**Directions for this task**
Reproduce all of the data below without alteration; exclude every picture.
********************
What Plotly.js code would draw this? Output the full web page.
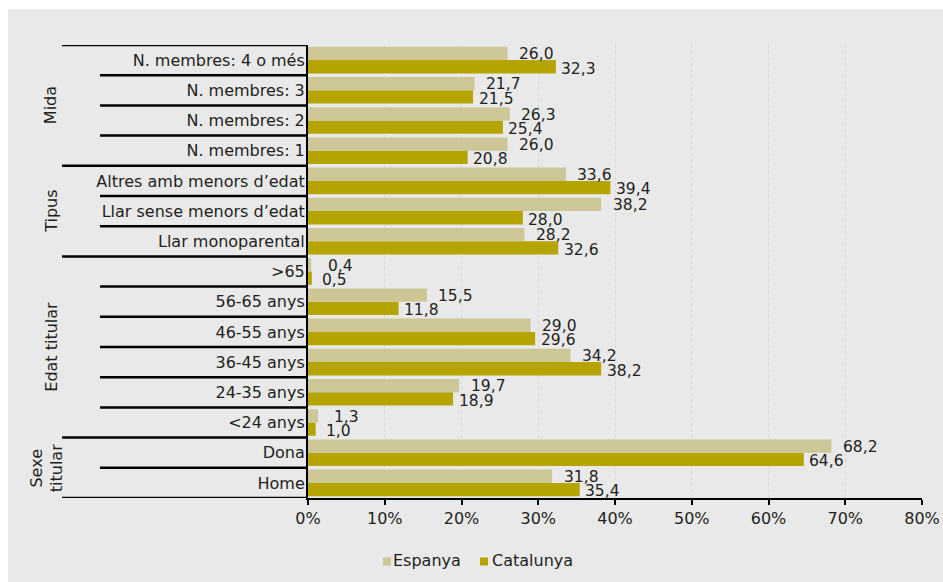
<!DOCTYPE html>
<html>
<head>
<meta charset="utf-8">
<script src="https://cdn.plot.ly/plotly-3.0.1.min.js"></script>
<style>
html,body{margin:0;padding:0;background:#ffffff;}
#chart{position:absolute;left:8px;top:9px;width:935px;height:573px;}
</style>
</head>
<body>
<div id="chart"></div>
<script>
// Categories from bottom to top
const categories = [
  "Home", "Dona",
  "<24 anys", "24-35 anys", "36-45 anys", "46-55 anys", "56-65 anys", ">65",
  "Llar monoparental", "Llar sense menors d’edat", "Altres amb menors d’edat",
  "N. membres: 1", "N. membres: 2", "N. membres: 3", "N. membres: 4 o més"
];
const seriesNames = ["Espanya", "Catalunya"];
const espanya   = [31.8, 68.2, 1.3, 19.7, 34.2, 29.0, 15.5, 0.4, 28.2, 38.2, 33.6, 26.0, 26.3, 21.7, 26.0];
const catalunya = [35.4, 64.6, 1.0, 18.9, 38.2, 29.6, 11.8, 0.5, 32.6, 28.0, 39.4, 20.8, 25.4, 21.5, 32.3];
const groups = [
  {name: "Sexe<br>titular", from: 0, to: 1},
  {name: "Edat titular", from: 2, to: 7},
  {name: "Tipus", from: 8, to: 10},
  {name: "Mida", from: 11, to: 14}
];
const xTicks = [0, 10, 20, 30, 40, 50, 60, 70, 80];

const fmt = v => v.toFixed(1).replace('.', ',');
const FONT = "'DejaVu Sans', sans-serif";
const TXT = "#231f20";
const C_ESP = '#cdc797', C_CAT = '#b5a400';

const traces = [
  {type: 'bar', orientation: 'h', name: seriesNames[1], x: catalunya, y: categories,
   marker: {color: C_CAT}, showlegend: false, hoverinfo: 'x+y'},
  {type: 'bar', orientation: 'h', name: seriesNames[0], x: espanya, y: categories,
   marker: {color: C_ESP}, showlegend: false, hoverinfo: 'x+y'}
];

const annotations = [];
categories.forEach((c, i) => {
  annotations.push({x: espanya[i], y: c, xref: 'x', yref: 'y', text: fmt(espanya[i]),
    showarrow: false, xanchor: 'center', yanchor: 'middle', xshift: 29, yshift: 6,
    font: {family: FONT, size: 15.5, color: TXT}});
  annotations.push({x: catalunya[i], y: c, xref: 'x', yref: 'y', text: fmt(catalunya[i]),
    showarrow: false, xanchor: 'center', yanchor: 'middle', xshift: 23, yshift: -8.5,
    font: {family: FONT, size: 15.5, color: TXT}});
});

const shapes = [];
const LONG = -0.4007, SHORT = -0.3388;
for (let b = 0; b <= categories.length; b++) {
  const yb = b - 0.5;
  const isGroup = groups.some(g => g.from === b) || b === categories.length;
  shapes.push({type: 'line', xref: 'paper', yref: 'y', x0: isGroup ? LONG : SHORT, x1: 0,
    y0: yb, y1: yb, line: {color: '#000000', width: 2.5}, layer: 'above'});
}
groups.forEach(g => {
  const two = g.name.indexOf('<br>') >= 0;
  annotations.push({x: two ? -0.426 : -0.419, y: (g.from + g.to) / 2, xref: 'paper', yref: 'y',
    text: g.name, showarrow: false, textangle: -90, xanchor: 'center', yanchor: 'middle',
    font: {family: FONT, size: 16, color: TXT}});
});

// Legend (small squares right before the names, as in the reference)
const legendItems = [
  {name: seriesNames[0], color: C_ESP, sq: 0.1221, tx: 0.1350},
  {name: seriesNames[1], color: C_CAT, sq: 0.2801, tx: 0.2962}
];
legendItems.forEach(it => {
  shapes.push({type: 'rect', xref: 'paper', yref: 'paper', x0: it.sq, x1: it.sq + 0.0131,
    y0: -0.149, y1: -0.1313, fillcolor: it.color, line: {width: 0}});
  annotations.push({x: it.tx, y: -0.139, xref: 'paper', yref: 'paper', text: it.name,
    showarrow: false, xanchor: 'left', yanchor: 'middle',
    font: {family: FONT, size: 16, color: TXT}});
});

const layout = {
  width: 935, height: 573,
  margin: {l: 300, r: 21, t: 36, b: 84},
  paper_bgcolor: '#e9e9e9', plot_bgcolor: '#e9e9e9',
  font: {family: FONT, size: 16, color: TXT},
  barmode: 'group', bargap: 0.12, bargroupgap: 0,
  showlegend: false,
  xaxis: {range: [0, 80], tickvals: xTicks, ticktext: xTicks.map(v => v + '%'),
    showgrid: true, gridcolor: '#d8d8d8', griddash: 'dot', gridwidth: 1,
    zeroline: false, showline: true, linecolor: '#000000', linewidth: 2,
    ticks: 'outside', ticklen: 5, tickwidth: 2, tickcolor: '#000000',
    tickfont: {family: FONT, size: 16, color: TXT}, fixedrange: true},
  yaxis: {type: 'category', categoryorder: 'array', categoryarray: categories,
    range: [-0.5, categories.length - 0.5],
    showgrid: false, zeroline: false, showline: true, linecolor: '#000000', linewidth: 2,
    ticks: '', ticklabelstandoff: -2, tickfont: {family: FONT, size: 16, color: TXT}, fixedrange: true},
  shapes: shapes,
  annotations: annotations
};

Plotly.newPlot('chart', traces, layout, {displayModeBar: false, staticPlot: true});
</script>
</body>
</html>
********************
**Written solution**
What Plotly.js code would draw this? Output the full web page.
<!DOCTYPE html>
<html>
<head>
<meta charset="utf-8">
<script src="https://cdn.plot.ly/plotly-3.0.1.min.js"></script>
<style>
html,body{margin:0;padding:0;background:#ffffff;}
#chart{position:absolute;left:8px;top:9px;width:935px;height:573px;}
</style>
</head>
<body>
<div id="chart"></div>
<script>
// Categories from bottom to top
const categories = [
  "Home", "Dona",
  "<24 anys", "24-35 anys", "36-45 anys", "46-55 anys", "56-65 anys", ">65",
  "Llar monoparental", "Llar sense menors d’edat", "Altres amb menors d’edat",
  "N. membres: 1", "N. membres: 2", "N. membres: 3", "N. membres: 4 o més"
];
const seriesNames = ["Espanya", "Catalunya"];
const espanya   = [31.8, 68.2, 1.3, 19.7, 34.2, 29.0, 15.5, 0.4, 28.2, 38.2, 33.6, 26.0, 26.3, 21.7, 26.0];
const catalunya = [35.4, 64.6, 1.0, 18.9, 38.2, 29.6, 11.8, 0.5, 32.6, 28.0, 39.4, 20.8, 25.4, 21.5, 32.3];
const groups = [
  {name: "Sexe<br>titular", from: 0, to: 1},
  {name: "Edat titular", from: 2, to: 7},
  {name: "Tipus", from: 8, to: 10},
  {name: "Mida", from: 11, to: 14}
];
const xTicks = [0, 10, 20, 30, 40, 50, 60, 70, 80];

const fmt = v => v.toFixed(1).replace('.', ',');
const FONT = "'DejaVu Sans', sans-serif";
const TXT = "#231f20";
const C_ESP = '#cdc797', C_CAT = '#b5a400';

const traces = [
  {type: 'bar', orientation: 'h', name: seriesNames[1], x: catalunya, y: categories,
   marker: {color: C_CAT}, showlegend: false, hoverinfo: 'x+y'},
  {type: 'bar', orientation: 'h', name: seriesNames[0], x: espanya, y: categories,
   marker: {color: C_ESP}, showlegend: false, hoverinfo: 'x+y'}
];

const annotations = [];
categories.forEach((c, i) => {
  annotations.push({x: espanya[i], y: c, xref: 'x', yref: 'y', text: fmt(espanya[i]),
    showarrow: false, xanchor: 'center', yanchor: 'middle', xshift: 29, yshift: 6,
    font: {family: FONT, size: 15.5, color: TXT}});
  annotations.push({x: catalunya[i], y: c, xref: 'x', yref: 'y', text: fmt(catalunya[i]),
    showarrow: false, xanchor: 'center', yanchor: 'middle', xshift: 23, yshift: -8.5,
    font: {family: FONT, size: 15.5, color: TXT}});
});

const shapes = [];
const LONG = -0.4007, SHORT = -0.3388;
for (let b = 0; b <= categories.length; b++) {
  const yb = b - 0.5;
  const isGroup = groups.some(g => g.from === b) || b === categories.length;
  shapes.push({type: 'line', xref: 'paper', yref: 'y', x0: isGroup ? LONG : SHORT, x1: 0,
    y0: yb, y1: yb, line: {color: '#000000', width: 2.5}, layer: 'above'});
}
groups.forEach(g => {
  const two = g.name.indexOf('<br>') >= 0;
  annotations.push({x: two ? -0.426 : -0.419, y: (g.from + g.to) / 2, xref: 'paper', yref: 'y',
    text: g.name, showarrow: false, textangle: -90, xanchor: 'center', yanchor: 'middle',
    font: {family: FONT, size: 16, color: TXT}});
});

// Legend (small squares right before the names, as in the reference)
const legendItems = [
  {name: seriesNames[0], color: C_ESP, sq: 0.1221, tx: 0.1350},
  {name: seriesNames[1], color: C_CAT, sq: 0.2801, tx: 0.2962}
];
legendItems.forEach(it => {
  shapes.push({type: 'rect', xref: 'paper', yref: 'paper', x0: it.sq, x1: it.sq + 0.0131,
    y0: -0.149, y1: -0.1313, fillcolor: it.color, line: {width: 0}});
  annotations.push({x: it.tx, y: -0.139, xref: 'paper', yref: 'paper', text: it.name,
    showarrow: false, xanchor: 'left', yanchor: 'middle',
    font: {family: FONT, size: 16, color: TXT}});
});

const layout = {
  width: 935, height: 573,
  margin: {l: 300, r: 21, t: 36, b: 84},
  paper_bgcolor: '#e9e9e9', plot_bgcolor: '#e9e9e9',
  font: {family: FONT, size: 16, color: TXT},
  barmode: 'group', bargap: 0.12, bargroupgap: 0,
  showlegend: false,
  xaxis: {range: [0, 80], tickvals: xTicks, ticktext: xTicks.map(v => v + '%'),
    showgrid: true, gridcolor: '#d8d8d8', griddash: 'dot', gridwidth: 1,
    zeroline: false, showline: true, linecolor: '#000000', linewidth: 2,
    ticks: 'outside', ticklen: 5, tickwidth: 2, tickcolor: '#000000',
    tickfont: {family: FONT, size: 16, color: TXT}, fixedrange: true},
  yaxis: {type: 'category', categoryorder: 'array', categoryarray: categories,
    range: [-0.5, categories.length - 0.5],
    showgrid: false, zeroline: false, showline: true, linecolor: '#000000', linewidth: 2,
    ticks: '', ticklabelstandoff: -2, tickfont: {family: FONT, size: 16, color: TXT}, fixedrange: true},
  shapes: shapes,
  annotations: annotations
};

Plotly.newPlot('chart', traces, layout, {displayModeBar: false, staticPlot: true});
</script>
</body>
</html>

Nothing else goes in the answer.